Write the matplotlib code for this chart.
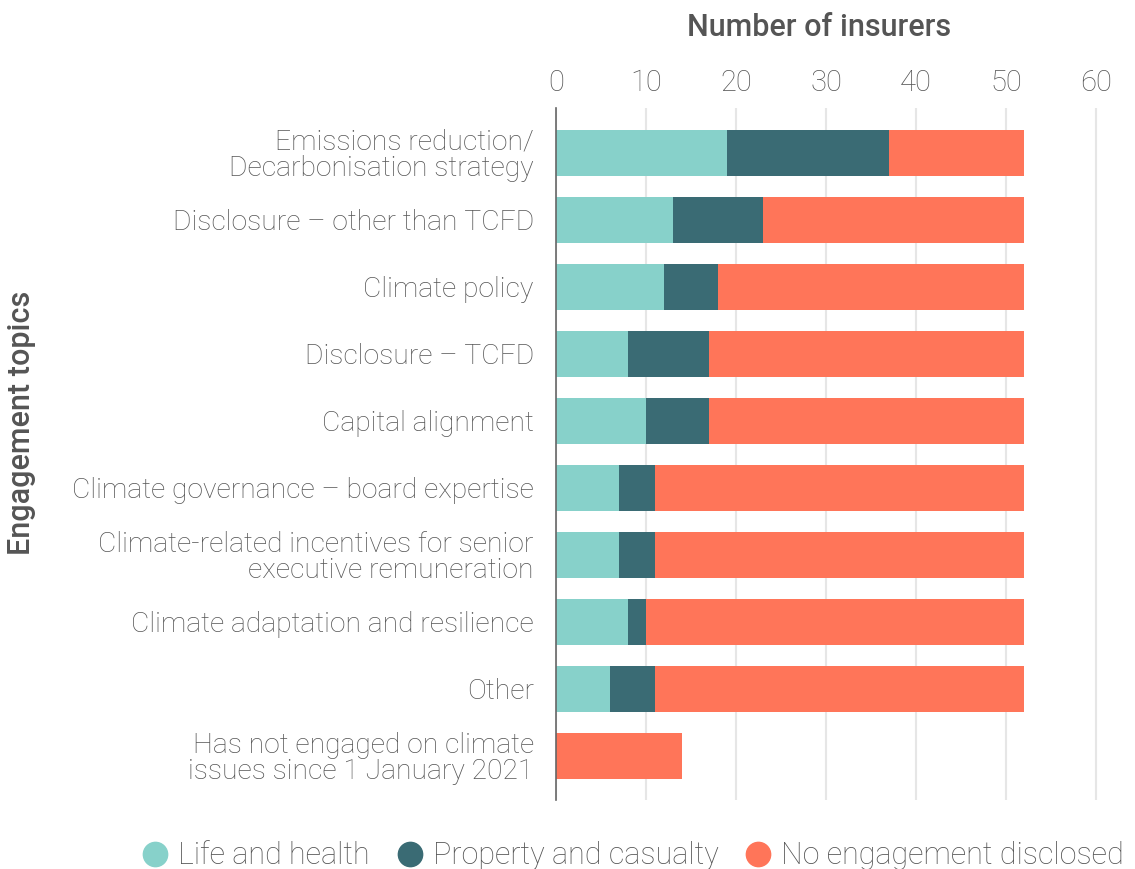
import numpy as np
import matplotlib.pyplot as plt
from matplotlib.lines import Line2D

# Engagement topics and counts per insurer type
topics = [
    'Emissions reduction/\nDecarbonisation strategy',
    'Disclosure – other than TCFD',
    'Climate policy',
    'Disclosure – TCFD',
    'Capital alignment',
    'Climate governance – board expertise',
    'Climate-related incentives for senior\nexecutive remuneration',
    'Climate adaptation and resilience',
    'Other',
    'Has not engaged on climate\nissues since 1 January 2021',
]
life_health = [19, 13, 12, 8, 10, 7, 7, 8, 6, 0]
property_casualty = [18, 10, 6, 9, 7, 4, 4, 2, 5, 0]
no_engagement = [15, 29, 34, 35, 35, 41, 41, 42, 41, 14]
x_ticks = [0, 10, 20, 30, 40, 50, 60]

series_names = ['Life and health', 'Property and casualty', 'No engagement disclosed']
colors = ['#87d1ca', '#3a6b74', '#ff7559']

TEXT = '#555555'
FONT = 'Roboto'

plt.rcParams['font.family'] = [FONT, 'DejaVu Sans']

fig = plt.figure(figsize=(11.35, 8.69), dpi=100)
ax = fig.add_axes([556 / 1135, 1 - 800 / 869, (1100.5 - 556) / 1135, (800 - 108) / 869])

y = np.arange(len(topics))
lh = np.array(life_health)
pc = np.array(property_casualty)
ne = np.array(no_engagement)
h = 0.69
ax.barh(y, lh, height=h, color=colors[0], zorder=3)
ax.barh(y, pc, left=lh, height=h, color=colors[1], zorder=3)
ax.barh(y, ne, left=lh + pc, height=h, color=colors[2], zorder=3)

ax.set_ylim(len(topics) - 1 + 0.66, -0.67)
ax.set_xlim(0, 60.5)
ax.set_xticks(x_ticks)
ax.xaxis.tick_top()
ax.tick_params(axis='x', length=0, labelsize=21, labelcolor=TEXT, pad=8)
ax.tick_params(axis='y', length=0, labelsize=20.3, labelcolor=TEXT, pad=16)
for lab in ax.get_xticklabels() + ax.get_yticklabels():
    lab.set_fontweight('light')
ax.set_yticks(y)
ax.set_yticklabels(topics, linespacing=0.95)
ax.grid(axis='x', color='#e6e6e6', linewidth=1.5, zorder=0)
for s in ['top', 'right', 'bottom']:
    ax.spines[s].set_visible(False)
ax.spines['left'].set_color('#666666')
ax.spines['left'].set_linewidth(1.2)
ax.spines['left'].set_zorder(4)

fig.text(819 / 1135, 1 - 28 / 869, 'Number of insurers', ha='center', va='center',
         fontsize=22, color=TEXT, fontweight='medium')
fig.text(22 / 1135, 1 - 423 / 869, 'Engagement topics', ha='center', va='center',
         rotation=90, fontsize=22, color=TEXT, fontweight='medium')

handles = [Line2D([0], [0], marker='o', linestyle='', markersize=17.5,
                  markerfacecolor=c, markeredgecolor=c) for c in colors]
leg = fig.legend(handles, series_names, loc='center', bbox_to_anchor=(632 / 1135, 1 - 856 / 869),
                 ncol=3, frameon=False, fontsize=22, handletextpad=0.25, columnspacing=0.8,
                 handlelength=1.0, borderaxespad=0)
for t in leg.get_texts():
    t.set_color(TEXT)
    t.set_fontweight('light')

fig.savefig('out.png', dpi=100)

+ + + + + + +

_WRITTEN INSTRUCTION:_ Leave out the pictures and repeat exactly the lines from the start of the material through the line that contains "ax.barh(y, ne, left=lh", both included.

_TASK OUTPUT:_
Write the matplotlib code for this chart.
import numpy as np
import matplotlib.pyplot as plt
from matplotlib.lines import Line2D

# Engagement topics and counts per insurer type
topics = [
    'Emissions reduction/\nDecarbonisation strategy',
    'Disclosure – other than TCFD',
    'Climate policy',
    'Disclosure – TCFD',
    'Capital alignment',
    'Climate governance – board expertise',
    'Climate-related incentives for senior\nexecutive remuneration',
    'Climate adaptation and resilience',
    'Other',
    'Has not engaged on climate\nissues since 1 January 2021',
]
life_health = [19, 13, 12, 8, 10, 7, 7, 8, 6, 0]
property_casualty = [18, 10, 6, 9, 7, 4, 4, 2, 5, 0]
no_engagement = [15, 29, 34, 35, 35, 41, 41, 42, 41, 14]
x_ticks = [0, 10, 20, 30, 40, 50, 60]

series_names = ['Life and health', 'Property and casualty', 'No engagement disclosed']
colors = ['#87d1ca', '#3a6b74', '#ff7559']

TEXT = '#555555'
FONT = 'Roboto'

plt.rcParams['font.family'] = [FONT, 'DejaVu Sans']

fig = plt.figure(figsize=(11.35, 8.69), dpi=100)
ax = fig.add_axes([556 / 1135, 1 - 800 / 869, (1100.5 - 556) / 1135, (800 - 108) / 869])

y = np.arange(len(topics))
lh = np.array(life_health)
pc = np.array(property_casualty)
ne = np.array(no_engagement)
h = 0.69
ax.barh(y, lh, height=h, color=colors[0], zorder=3)
ax.barh(y, pc, left=lh, height=h, color=colors[1], zorder=3)
ax.barh(y, ne, left=lh + pc, height=h, color=colors[2], zorder=3)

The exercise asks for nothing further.